Senin, 28 September 2015

Khutbah Idul Adha di Kabupaten Rote Ndao



MENELADANI KEIKHLASAN KELUARGA IBRAHIM ‘ALAIHISALAM
Khotib : A. P. Kosso [Ketua Umum MUI Rote Ndao]
Naskah : H. Wulakada


إِنَّ الْحَمْدَ ِللهِ نَحْمَدُهُ وَنَسْتَعِيْنُهُ وَنَسْتَغْفِرُهُ وَنَعُوْذُ بِاللهِ مِنْ شُرُوْرِ أَنْفُسِنَا وَسَيِّئَاتِ أَعْمَالِنَا .مَنْ يَهْدِهِ اللهُ فَلاَ مُضِلَّ لَهُ، وَمَنْ يُضْلِلْ فَلاَ هَادِيَ لَهُ، وَأَشْهَدُ أَنْلاَ إِلَهَ إِلاَّ اللهُ وَحْدَهُ لاَ شَرِيْكَ لَهُ، وَأَشْهَدُ أَنَّ مُحَمَّداً عَبْدُهُ وَرَسُوْلُهُ.
يَاأَيُّهَا الَّذِينَ آمَنُوا اتَّقُوا اللَّهَ حَقَّ تُقَاتِهِ وَلَا تَمُوتُنَّ إِلَّا وَأَنْتُمْ مُسْلِمُونَ.
يَاأَيُّهَا النَّاسُ اتَّقُوا رَبَّكُمُ الَّذِي خَلَقَكُمْ مِنْ نَفْسٍ وَاحِدَةٍ وَخَلَقَ مِنْهَا زَوْجَهَا وَبَثَّ مِنْهُمَا رِجَالًا كَثِيرًا وَنِسَاءً وَاتَّقُوا اللَّهَ الَّذِي تَسَاءَلُونَ بِهِ وَالْأَرْحَامَ إِنَّ اللَّهَ كَانَ عَلَيْكُمْ رَقِيبًا.
يَاأَيُّهَا الَّذِينَ آمَنُوا اتَّقُوا اللَّهَ وَقُولُوا قَوْلًا سَدِيدًا. يُصْلِحْ لَكُمْ أَعْمَالَكُمْ وَيَغْفِرْ لَكُمْ ذُنُوبَكُمْ وَمَنْ يُطِعِ اللَّهَ وَرَسُولَهُ فَقَدْ فَازَ فَوْزًا عَظِيمًا.
َمَّا بَعْدُ: فَإِنَّ أَصْدَقَ الْحَدِيْثِ كِتَابُ اللهِ، وَخَيْرَ الْهَدْيِ هَدْيُ مُحَمَّدٍ ، وَشَرَّ اْلأُمُوْرِ مُحْدَثَاتُهَا، وَكُلَّ مُحْدَثَةٍ بِدْعَةٌ، وَكُلَّ بِدْعَةٍ ضَلاَلَةٌ، وَكُلَّ ضَلاَلَةٍ فِي النَّارِ.
أَللهُ أَكْبَرْ أَللهُ أَكْبَرْ أَللهُ أَكْبَرْ لاَ إِلَهَ إِلاَّ اللهُ وَاللهُ أَكْبَرْ أَلله أَكْبَرْ وَ للهِ الْحَمْدُ

Khutbah I
Kaum Muslimin jama’ ied yg dimuliakan Allah ....
Kumandang takbir kembali lagi bergema di awal-awal Dzulhijjah hingga pagi ini, disunnahkan bagi kaum muslimin untuk bertakbir mutlak di tempat-tempat umum sejak 1 Dzulhijjah.
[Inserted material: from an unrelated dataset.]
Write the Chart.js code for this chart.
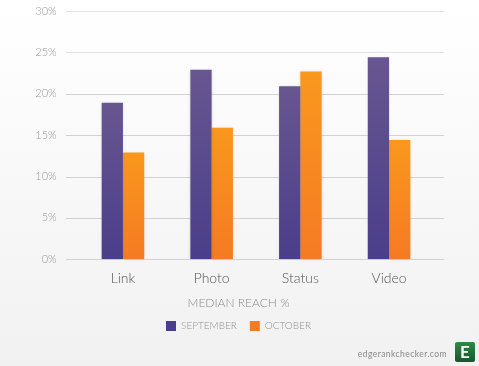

Lalu sejak Shubuh hari 9 Dzulhijjah disunnahkan bertakbir muqoyyad selesai shalat. Itu semua menunjukkan kita mengagungkan Allah di awal-awal Dzulhijjah ini dan semakin dekat pada-Nya.
Dosa demi dosa kita kerjakan nyaris sepanjang hari. Perintah demi perintah-Nya hampir kita abaikan setiap saat. Tapi lihatlah, Allah Azza wa Jalla yang Maha Pengasih itu tidak pernah bosan memberikan kesempatan demi kesempatan kepada kita untuk bertaubat dan kembali pada-Nya. Allah Azza wa Jalla yang Maha Penyayang itu tidak pernah menutup pintu ampunanNya yang luas. Begitu banyak kenikmatan Allah kepada kita sehingga kita tidak mampu menghitungnya, karena itu keharusan kita adalah memanfaatkan segala kenikmatan dari Allah SWT untuk mengabdi kepada-Nya, sebagai manifestasi dari rasa syukur itu, salah satunya adalah ibadah berkorban pada hari raya Idul Adha dan hari tasyrik. Allah SWT berfirman:
 إِنَّا أَعْطَيْنَاكَ الْكَوْثَرَ. فَصَلِّ لِرَبِّكَ وَانْحَرْ
Sesungguhnya Kami telah memberikan kepadamu nikmat yang banyak. Maka dirikanlah shalat karena Tuhanmu dan berkorbanlah (QS Al Kautsar [108]:1-2).
Adapun Idul Adha yang kita rayakan pada hari ini, hakekatnya merupakan media bagi umat Islam seluruh dunia, khususnya bagi mereka yang diberi kesempatan melaksanakan Ibadah Haji, untuk kembali mengenang ulang tiga sosok manusia yang pernah terlahir di muka bumi. Ketiga sosok yang dimaksudkan adalah Nabiyullah Ibrahim AS, Siti Hajar, istrinya, dan juga putranya, Ismail. Ketiganya tercatat dalam sejarah yang ditulis dengan tinta emas, yang oleh al-Qur’an dinobatkan sebagai uswatun hasanah (contoh teladan yang baik), bagi seluruh umat manusia. Ketiganya telah mengajarkan bagaimana cara kita bersikap dalam mengarungi kehidupan agar beruntung, sukses, bahagia dan selamat di dunia dan akhirat. Inilah yang diabadikan oleh Allah SWT dalam QS:60 (Al Mumtahanah) ayat 4;
60:4


Artinya:   Sungguh telah ada suri tauladan yang baik bagimu pada Ibrahim dan orang-orang yang bersama dengannya.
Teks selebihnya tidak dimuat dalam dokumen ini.